All look the same to me. Cream/white/magnolia. Landlord colours.
Must be something wrong with your eyesight then. If you are a man I wonder if you are colourblind? It does seem that men in general don't see subtleties in colour variations that women do, and would struggle to idenfity for example whether a green was leaning a touch towards yellow, blue or brown while still being a definite green.
To me this doesn't look anything like most paint manufacturers' whites off whites ranges.
www.crownpaints.co.uk/products/standard-emulsion/matt/magnolia/173
People sneeringly use 'Magnolia' as a catch-all term for any pale, vaguely creamy or beigey neutral that isn't an obvious grey, to describe (as you have done) developer/landlord colours.
In my experience developers and landlords stick with pale and fairly neutral for good reason, but go with whatever is the most popular version of that at the time. It might be a very light grey, or griege for example and I think that Dulux Egyptian linen and colours like it have replaced actual Magnolia as the ubiquitous neutral for quite some time now.
Deeper colours are more expensive to produce, they go in and out of fashion too quickly and are harder to paint over later. And people can be repelled by them as much as they can love them, whereas you may not love a pale neutral but you are unlikely to have a strong visceral reaction against it.
Despite the fact that the pale grey trend is already over, I've seen loads of brand new houses by small developers doing the 'entire house in palest grey' thing recently, because it's light and versatile and it's what they think people still want at the moment. So in that respect pale grey is the new magnolia.

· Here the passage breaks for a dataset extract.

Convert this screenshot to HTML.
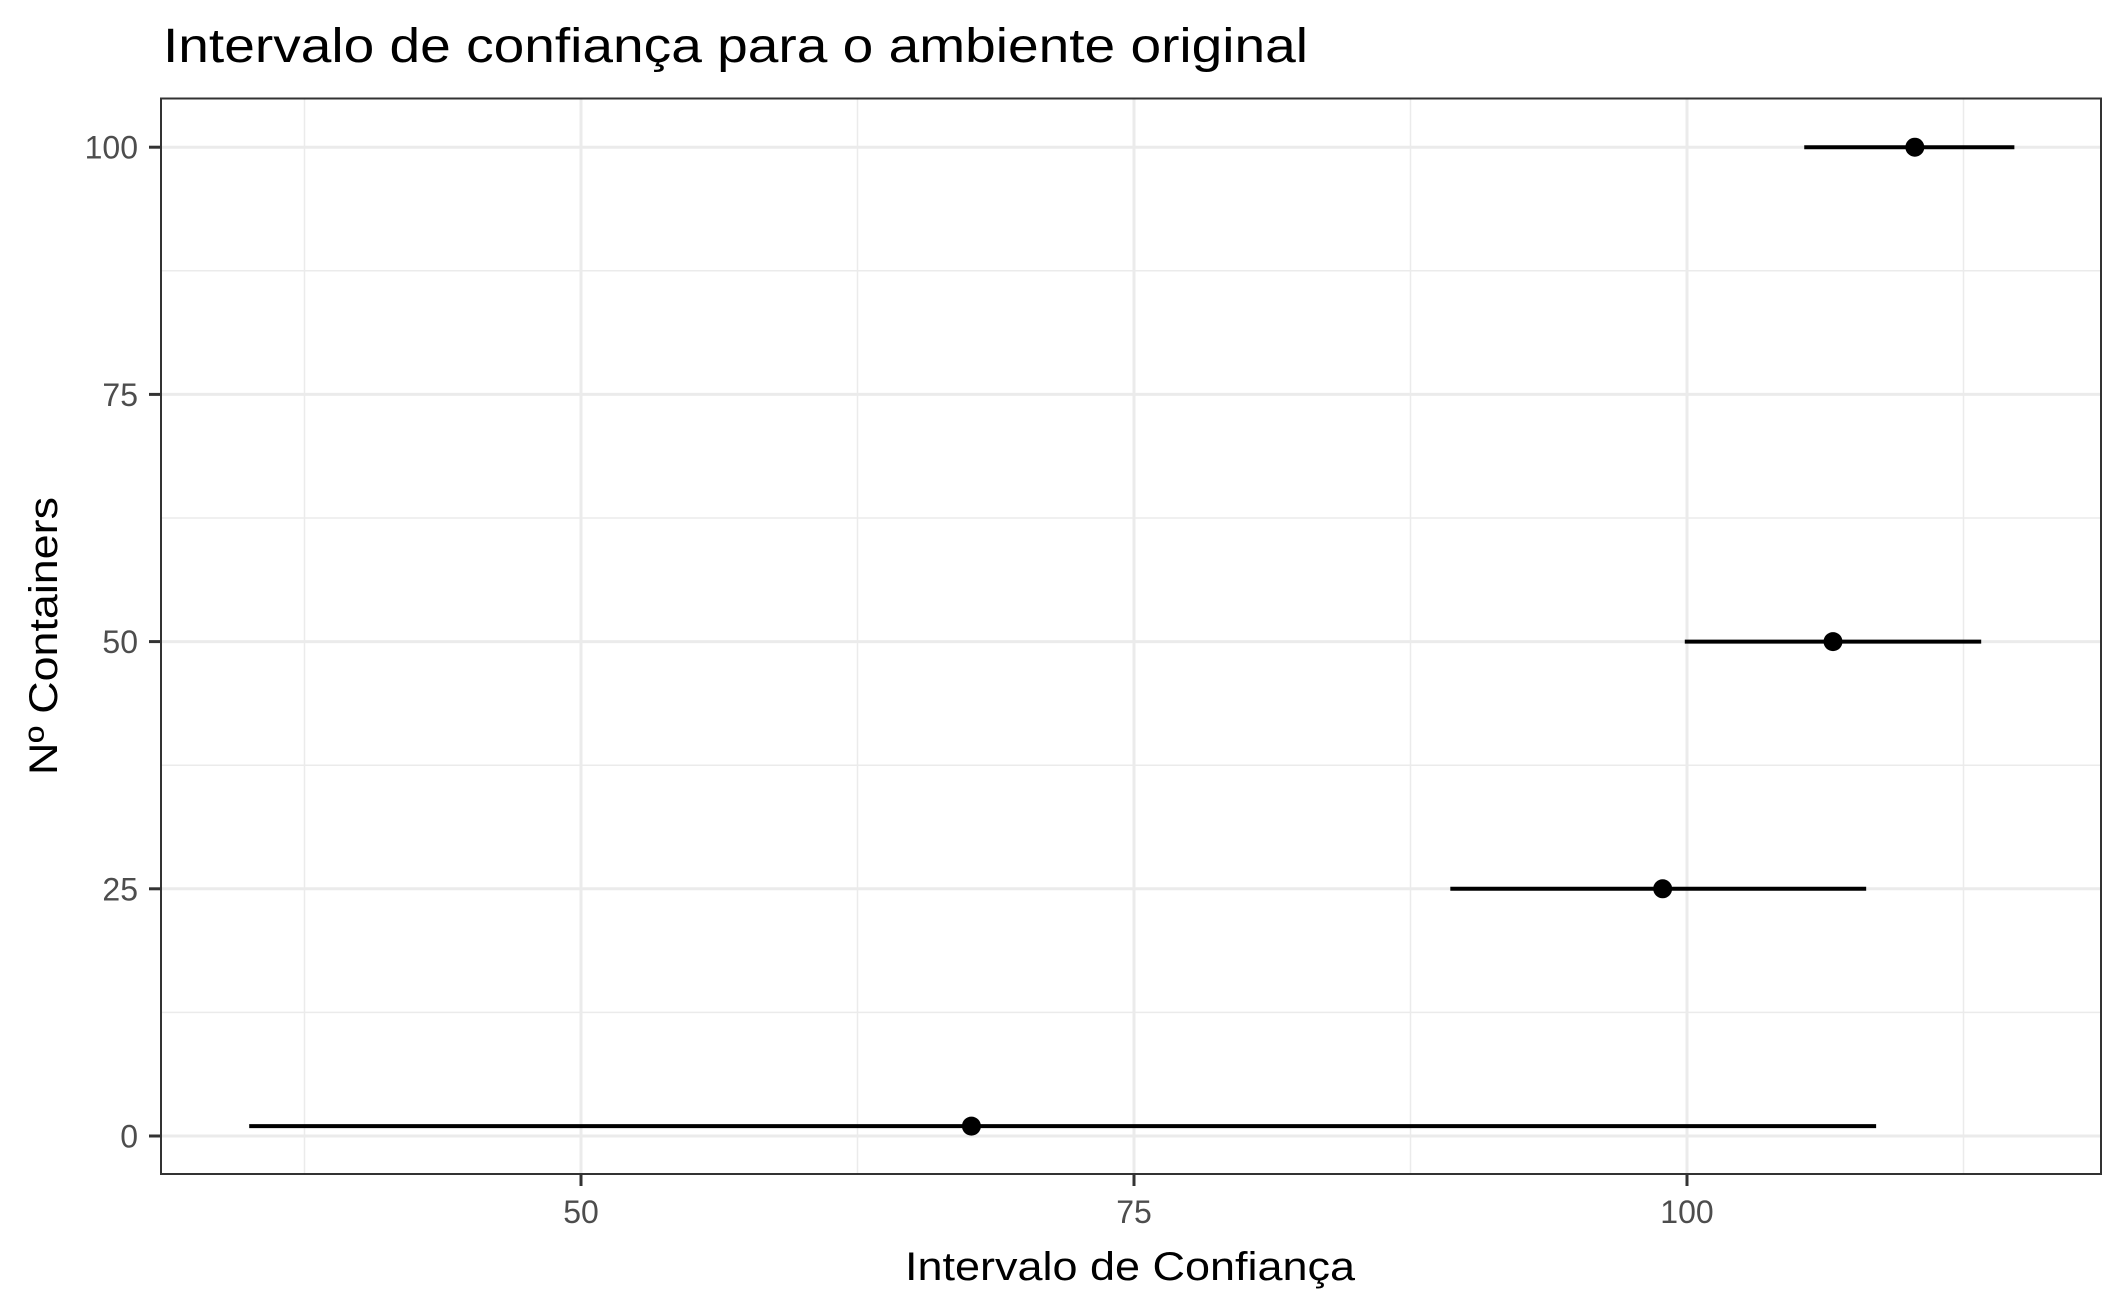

It doesn't mean it is magnolia though, in the same way that any of the Farrow and Ball 'whites' are not magnolia either. Some of them have a very subtle, barely discernable green base, or blue, or grey or pink or yellow but you can't necessarily see what, because the profiles are very, vry complex while looking like some version of a period 'white' or 'cream'. Magnolia has lots of yellow and red in it with a bit of black and you know that straight away from looking at it, in the same way you know from looking at even a very pale grey, that it's still grey and not white.
I think maybe when the post war housing boom started in earnest in the 50s and 60s magnolia was the popular colour of the time, much like the decade of pale grey we've just seen, so that's what builders chose.
Even though the various incarnations of 'magnolia' have changed since then depending on interior fashions at the time, people still seem to think that magnolia is a not a shade in its own right, but a term that covers an entire genre of paints - ie light neutrals that aren't obviously grey!
Someone upthread said the Nan described Dulux Egyptian cotton as 'posh magnolia.' If you put the two side by side you'd see they are very different indeed. There is no noticable pink/peach in Egyptian cotton.